Independence is rarely lost through confrontation. It erodes through accommodation.

A Necessary Counterpoint: Management Realities Are Real

Acknowledging these dynamics doesn’t mean Internal Audit should ignore organizational realities.

Leadership teams operate under intense pressure such as quarterly targets, regulatory scrutiny, transformation deadlines, and limited resources. Not every risk can be audited every year. Not every sensitive area can be addressed immediately.

Internal Audit that ignores these constraints risks becoming disconnected and ineffective.

The challenge isn’t whether to consider strategy and leadership priorities. It’s how to do so without surrendering professional judgment.

Independence Doesn’t Mean Ignoring Strategy

Professional standards expect Internal Audit to understand the organization’s objectives and strategies. Independence does not require detachment from the business, it requires the ability to challenge it.

Strategic initiatives often introduce the greatest risk: rapid growth, digital transformation, third-party reliance, cost reduction. Treating strategy as a reason to defer scrutiny misses the point. Strategy should be a trigger for assurance, not a shield from it.

Reframing the Risk Assessment

Internal Audit preserves independence by owning the risk assessment process, not by excluding leadership input, but by balancing it.

Effective risk assessments reflect multiple perspectives:

  • Leadership’s view of objectives and priorities

  • Internal Audit’s understanding of control maturity and past issues

  • Data from incidents, near misses, and emerging trends

  • External and regulatory risk signals

When Internal Audit determines how these inputs are weighted and retains final judgment over the plan, independence holds, even when the conclusions are uncomfortable.

What CAEs Can Do Differently This Year

Chief Audit Executives don’t need a structural overhaul to protect independence. Small, deliberate shifts make a difference:

  • Be explicit about trade-offs. Clearly explain what risks are not covered and why and what that means.

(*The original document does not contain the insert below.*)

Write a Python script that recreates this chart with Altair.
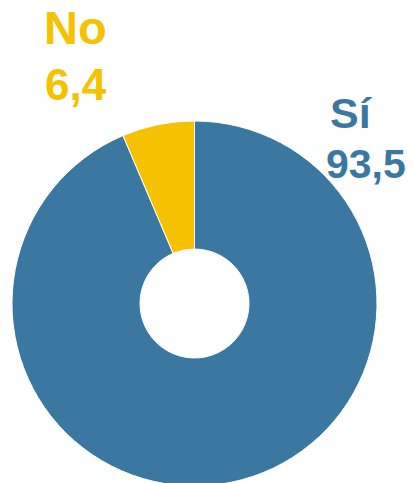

  • Separate advisory from assurance. Support strategic initiatives, but be transparent about when independent assurance will follow.

  • Use the audit committee intentionally. Discuss disagreements, deferred risks, and emerging issues, not just plan completion.

  • Refresh risk assessments mid-year. Independence isn’t annual; it’s continuous.

  • Document judgment. When management input influences the plan, record how and why professional judgment was applied.

These actions don’t create conflict. They create clarity.

Final Thought

Internal Audit’s independence is rarely lost in one decision. It fades gradually through planning compromises, scope adjustments, and unchallenged assumptions.

The profession’s standards provide the authority to remain objective, but independence has to be exercised.

Supporting organizational objectives is part of the role. Becoming dependent on management’s version of risk is not.

Because an Internal Audit function that only audits where leadership is comfortable isn’t independent... it’s just well-behaved.